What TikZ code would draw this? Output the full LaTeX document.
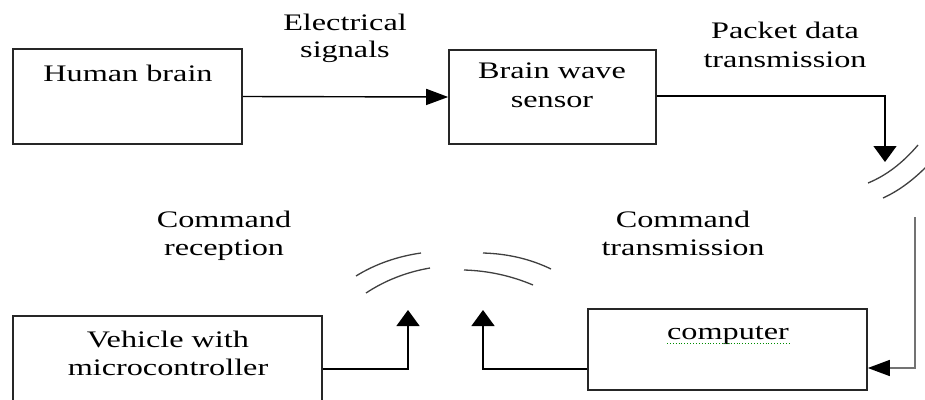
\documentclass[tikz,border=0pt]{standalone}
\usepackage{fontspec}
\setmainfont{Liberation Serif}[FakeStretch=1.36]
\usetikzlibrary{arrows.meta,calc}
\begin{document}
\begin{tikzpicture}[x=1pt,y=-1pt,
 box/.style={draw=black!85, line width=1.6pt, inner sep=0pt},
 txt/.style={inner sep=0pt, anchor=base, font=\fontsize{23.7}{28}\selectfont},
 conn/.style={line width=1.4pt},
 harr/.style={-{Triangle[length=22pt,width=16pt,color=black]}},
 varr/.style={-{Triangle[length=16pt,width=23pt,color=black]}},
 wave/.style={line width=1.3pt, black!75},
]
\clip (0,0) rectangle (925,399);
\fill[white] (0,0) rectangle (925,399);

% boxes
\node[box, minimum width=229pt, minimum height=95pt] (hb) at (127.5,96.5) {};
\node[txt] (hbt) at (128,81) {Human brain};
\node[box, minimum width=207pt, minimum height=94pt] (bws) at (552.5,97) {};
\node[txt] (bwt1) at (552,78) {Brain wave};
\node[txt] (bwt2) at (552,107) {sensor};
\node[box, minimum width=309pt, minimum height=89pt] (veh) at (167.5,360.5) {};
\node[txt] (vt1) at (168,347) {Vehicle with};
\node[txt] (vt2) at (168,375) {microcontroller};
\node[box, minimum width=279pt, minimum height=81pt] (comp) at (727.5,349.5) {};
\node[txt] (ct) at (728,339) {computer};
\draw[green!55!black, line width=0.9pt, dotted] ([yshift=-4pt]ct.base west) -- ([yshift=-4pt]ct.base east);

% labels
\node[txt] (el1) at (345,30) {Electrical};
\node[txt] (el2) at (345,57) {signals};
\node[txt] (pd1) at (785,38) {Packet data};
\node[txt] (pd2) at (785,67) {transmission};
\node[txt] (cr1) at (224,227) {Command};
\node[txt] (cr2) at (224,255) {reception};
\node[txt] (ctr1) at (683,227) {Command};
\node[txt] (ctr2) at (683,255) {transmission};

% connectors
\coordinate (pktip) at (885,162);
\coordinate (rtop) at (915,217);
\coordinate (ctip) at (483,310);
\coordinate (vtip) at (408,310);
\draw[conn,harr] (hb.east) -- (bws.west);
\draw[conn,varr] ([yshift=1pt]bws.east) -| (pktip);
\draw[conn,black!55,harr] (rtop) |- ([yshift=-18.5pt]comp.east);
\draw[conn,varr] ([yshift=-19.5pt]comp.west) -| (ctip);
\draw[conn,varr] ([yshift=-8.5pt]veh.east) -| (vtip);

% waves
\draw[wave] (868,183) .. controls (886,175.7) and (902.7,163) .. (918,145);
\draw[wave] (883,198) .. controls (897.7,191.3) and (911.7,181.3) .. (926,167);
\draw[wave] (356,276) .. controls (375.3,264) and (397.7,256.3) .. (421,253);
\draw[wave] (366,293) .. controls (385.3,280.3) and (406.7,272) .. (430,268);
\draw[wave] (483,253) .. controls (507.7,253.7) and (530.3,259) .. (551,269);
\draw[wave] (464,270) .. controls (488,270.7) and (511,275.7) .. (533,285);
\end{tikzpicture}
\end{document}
..........
Your objective: Retype the listing exactly. Pictures do not belong in the copy.

Solution below:
What TikZ code would draw this? Output the full LaTeX document.
\documentclass[tikz,border=0pt]{standalone}
\usepackage{fontspec}
\setmainfont{Liberation Serif}[FakeStretch=1.36]
\usetikzlibrary{arrows.meta,calc}
\begin{document}
\begin{tikzpicture}[x=1pt,y=-1pt,
 box/.style={draw=black!85, line width=1.6pt, inner sep=0pt},
 txt/.style={inner sep=0pt, anchor=base, font=\fontsize{23.7}{28}\selectfont},
 conn/.style={line width=1.4pt},
 harr/.style={-{Triangle[length=22pt,width=16pt,color=black]}},
 varr/.style={-{Triangle[length=16pt,width=23pt,color=black]}},
 wave/.style={line width=1.3pt, black!75},
]
\clip (0,0) rectangle (925,399);
\fill[white] (0,0) rectangle (925,399);

% boxes
\node[box, minimum width=229pt, minimum height=95pt] (hb) at (127.5,96.5) {};
\node[txt] (hbt) at (128,81) {Human brain};
\node[box, minimum width=207pt, minimum height=94pt] (bws) at (552.5,97) {};
\node[txt] (bwt1) at (552,78) {Brain wave};
\node[txt] (bwt2) at (552,107) {sensor};
\node[box, minimum width=309pt, minimum height=89pt] (veh) at (167.5,360.5) {};
\node[txt] (vt1) at (168,347) {Vehicle with};
\node[txt] (vt2) at (168,375) {microcontroller};
\node[box, minimum width=279pt, minimum height=81pt] (comp) at (727.5,349.5) {};
\node[txt] (ct) at (728,339) {computer};
\draw[green!55!black, line width=0.9pt, dotted] ([yshift=-4pt]ct.base west) -- ([yshift=-4pt]ct.base east);

% labels
\node[txt] (el1) at (345,30) {Electrical};
\node[txt] (el2) at (345,57) {signals};
\node[txt] (pd1) at (785,38) {Packet data};
\node[txt] (pd2) at (785,67) {transmission};
\node[txt] (cr1) at (224,227) {Command};
\node[txt] (cr2) at (224,255) {reception};
\node[txt] (ctr1) at (683,227) {Command};
\node[txt] (ctr2) at (683,255) {transmission};

% connectors
\coordinate (pktip) at (885,162);
\coordinate (rtop) at (915,217);
\coordinate (ctip) at (483,310);
\coordinate (vtip) at (408,310);
\draw[conn,harr] (hb.east) -- (bws.west);
\draw[conn,varr] ([yshift=1pt]bws.east) -| (pktip);
\draw[conn,black!55,harr] (rtop) |- ([yshift=-18.5pt]comp.east);
\draw[conn,varr] ([yshift=-19.5pt]comp.west) -| (ctip);
\draw[conn,varr] ([yshift=-8.5pt]veh.east) -| (vtip);

% waves
\draw[wave] (868,183) .. controls (886,175.7) and (902.7,163) .. (918,145);
\draw[wave] (883,198) .. controls (897.7,191.3) and (911.7,181.3) .. (926,167);
\draw[wave] (356,276) .. controls (375.3,264) and (397.7,256.3) .. (421,253);
\draw[wave] (366,293) .. controls (385.3,280.3) and (406.7,272) .. (430,268);
\draw[wave] (483,253) .. controls (507.7,253.7) and (530.3,259) .. (551,269);
\draw[wave] (464,270) .. controls (488,270.7) and (511,275.7) .. (533,285);
\end{tikzpicture}
\end{document}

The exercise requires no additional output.